Alors que le budget 2020 est toujours en discussion à l'Assemblée, Nicolas Beytout dresse un premier bilan de toutes les mesures fiscales annoncées par le gouvernement, notamment sur le pouvoir d'achat des Français.
La discussion du budget 2020 se poursuit à l’Assemblée. L’occasion d’évaluer la portée de toutes les mesures fiscales annoncées par le gouvernement.
Oui, c’est ce qu’a fait un institut de recherche indépendant, l’Institut des Politiques Publiques, qui s’est concentré sur le pouvoir d’achat des Français. Le pouvoir d’achat, c’est ce qui reste dans le portefeuille une fois payés tous les impôts et toutes les taxes. Compte tenu des baisses promises de l’impôt sur le revenu, et de la taxe d’habitation, celui-ci devrait augmenter en 2020.
Et ce sera le cas ?
Oui, pas de mauvaise surprise de ce côté-là : les baisses d’impôts font leur effet. Mais le plus intéressant, c’est de regarder pour qui le pouvoir d’achat augmente le plus. Pour une fois, ce sont les classes moyennes qui touchent les dividendes de cette politique. Et parmi elles, ce sont les classes moyennes supérieures qui s’en tirent le mieux.
Les classes moyennes supérieures, c’est-à-dire, concrètement ?
Les ménages qui gagnent environ 2.500 à 3.000 euros par mois. Jusqu’alors, ils tombaient toujours dans la trappe fiscale. On disait qu’ils étaient trop riches pour recevoir des aides, et trop pauvres pour bénéficier des baisses d’impôt, par exemple l’ISF. Ils étaient trop riches pour avoir la cantine des enfants gratuite, trop riches pour profiter de la prime d’activité, mais trop pauvres pour engranger une baisse de la fiscalité sur le patrimoine. Cette fois, et c’est suffisamment rare pour être noté, ces ménages aisés, souvent des cadres, ont été davantage soignés.

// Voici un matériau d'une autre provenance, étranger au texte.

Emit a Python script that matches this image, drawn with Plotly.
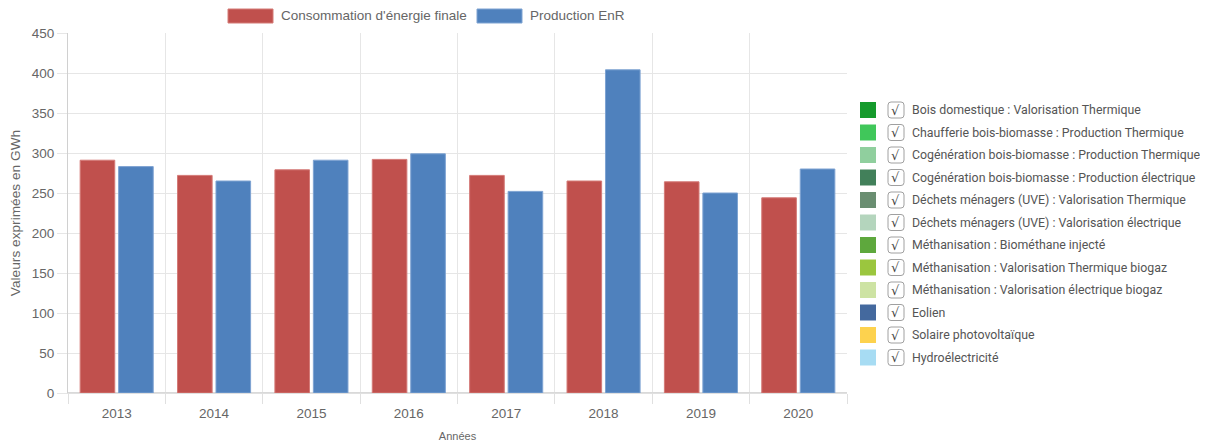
import plotly.graph_objects as go

years = ["2013", "2014", "2015", "2016", "2017", "2018", "2019", "2020"]
consommation = [291, 272, 279, 292, 272, 265, 264, 244]
production = [283, 265, 291, 299, 252, 404, 250, 280]

series_names = ["Consommation d'énergie finale", "Production EnR"]
series_colors = ["#c0504d", "#4f81bd"]
series_borders = ["#d47a77", "#7ea3d2"]

filiere_names = [
    "Bois domestique : Valorisation Thermique",
    "Chaufferie bois-biomasse : Production Thermique",
    "Cogénération bois-biomasse : Production Thermique",
    "Cogénération bois-biomasse : Production électrique",
    "Déchets ménagers (UVE) : Valorisation Thermique",
    "Déchets ménagers (UVE) : Valorisation électrique",
    "Méthanisation : Biométhane injecté",
    "Méthanisation : Valorisation Thermique biogaz",
    "Méthanisation : Valorisation électrique biogaz",
    "Eolien",
    "Solaire photovoltaïque",
    "Hydroélectricité",
]
filiere_colors = [
    "#159a2c", "#40c75a", "#90cf9e", "#42805a", "#6a8e71", "#b4d5bd",
    "#5ea83d", "#9bc63e", "#cde3a3", "#44699e", "#fdd24e", "#a7dcf3",
]

# the page body adds an 8px margin, so the figure is drawn 8px smaller
OFF = 8
W, H = 1208 - OFF, 446 - OFF
L, R, T, B = 68, 847, 33, 393  # plot area in page pixels


def px(x):
    return (x - L) / (R - L)


def py(y):
    return (B - y) / (B - T)


fig = go.Figure()
for name, vals, col, bcol in zip(series_names, [consommation, production], series_colors, series_borders):
    fig.add_trace(go.Bar(
        x=years, y=vals, name=name,
        marker=dict(color=col, line=dict(color=bcol, width=1)),
        showlegend=False,
    ))

shapes = []
annotations = []

# top legend
top_x = [228, 477]
for i, (name, col, bcol) in enumerate(zip(series_names, series_colors, series_borders)):
    x0 = top_x[i]
    shapes.append(dict(type="rect", xref="paper", yref="paper",
                       x0=px(x0), x1=px(x0 + 45), y0=py(23), y1=py(9),
                       fillcolor=col, line=dict(color=bcol, width=1)))
    annotations.append(dict(xref="paper", yref="paper", x=px(x0 + 51), y=py(16),
                            text=name, showarrow=False, xanchor="left", yanchor="middle",
                            font=dict(family="Liberation Sans, Arial", size=13.5, color="#666666")))

# right legend with checkboxes
for i, (name, col) in enumerate(zip(filiere_names, filiere_colors)):
    cy = 110 + 22.5 * i
    shapes.append(dict(type="rect", xref="paper", yref="paper",
                       x0=px(860), x1=px(876), y0=py(cy + 8), y1=py(cy - 8),
                       fillcolor=col, line=dict(width=0)))
    x0, x1, y0, y1, r = 888, 904, cy - 8, cy + 8, 3
    path = (f"M {px(x0 + r)},{py(y0)} L {px(x1 - r)},{py(y0)} Q {px(x1)},{py(y0)} {px(x1)},{py(y0 + r)} "
            f"L {px(x1)},{py(y1 - r)} Q {px(x1)},{py(y1)} {px(x1 - r)},{py(y1)} "
            f"L {px(x0 + r)},{py(y1)} Q {px(x0)},{py(y1)} {px(x0)},{py(y1 - r)} "
            f"L {px(x0)},{py(y0 + r)} Q {px(x0)},{py(y0)} {px(x0 + r)},{py(y0)} Z")
    shapes.append(dict(type="path", xref="paper", yref="paper", path=path,
                       fillcolor="white", line=dict(color="#a0a0a0", width=1)))
    annotations.append(dict(xref="paper", yref="paper", x=px(896), y=py(cy),
                            text="√", showarrow=False, xanchor="center", yanchor="middle",
                            font=dict(family="DejaVu Sans", size=13, color="#444444")))
    annotations.append(dict(xref="paper", yref="paper", x=px(910), y=py(cy),
                            text=name, showarrow=False, xanchor="left", yanchor="middle",
                            font=dict(family="Roboto", size=12.35, color="#555555")))

fig.update_layout(
    width=W, height=H, autosize=False,
    margin=dict(l=L - OFF, r=1208 - R, t=T - OFF, b=446 - B, autoexpand=False),
    paper_bgcolor="white", plot_bgcolor="white",
    barmode="group", bargap=0.21, bargroupgap=0.1,
    font=dict(family="Liberation Sans, Arial", size=13, color="#666666"),
    shapes=shapes, annotations=annotations,
    showlegend=False,
)
fig.update_xaxes(
    type="category", tickson="boundaries", ticks="outside", ticklen=10,
    tickcolor="#e0e0e0", showgrid=True, gridcolor="#e6e6e6", gridwidth=1,
    showline=True, linecolor="#e0e0e0", mirror=False,
    ticklabelstandoff=8,
    tickfont=dict(size=13.5, color="#666666"),
    title=dict(text="Années", font=dict(size=11, color="#666666"), standoff=12),
)
fig.update_yaxes(
    range=[0, 450], dtick=50, ticks="outside", ticklen=10, tickcolor="#e6e6e6",
    showgrid=True, gridcolor="#e6e6e6", zeroline=True, zerolinecolor="#d9d9d9",
    showline=True, linecolor="#d0d0d0",
    tickfont=dict(size=13.5, color="#666666"),
    title=dict(text="Valeurs exprimées en GWh", font=dict(size=13.7, color="#666666"), standoff=10),
)

fig.write_html("out.html")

Et comme vous pouvez l’imaginer, ceci n’est pas neutre politiquement : c’est dans ces catégories socio-professionnelles que se situe une bonne partie de l’électorat d’Emmanuel Macron.
Cette bonne vendange pour les classes moyennes, c’est l’effet "gilets jaunes", j’imagine ?
Absolument : défiscalisation des heures supplémentaires, baisse de l’impôt sur le revenu. On est pile dans la cible. C’est bien joué, et plus encore si on regarde ce qui va se passer pour les ménages les plus riches. Leur pouvoir d’achat va augmenter, lui aussi, mais en proportion presque deux fois moins que pour les autres. Cette fois, Macron ne pourra pas être taxé de "Président des riches".
Et pour les Français les plus modestes ?
C’est plus compliqué : ils ne payent pas d’impôt sur le revenu, pas non plus de taxe d’habitation. Leur pouvoir d’achat, c’est donc ce qui reste après qu’ils ont touché des aides, les allocations logement ou le RSA, par exemple. Il augmente, mais moins que pour les classes moyennes. Priorité à ceux qui travaillent, comme le dit le ministre des Finances, Bruno Le Maire. Là aussi, c’est un choix très politique qu’assume à juste titre le gouvernement. Désormais, c’est priorité à ceux qu’on pourrait appeler les milieux de cordée.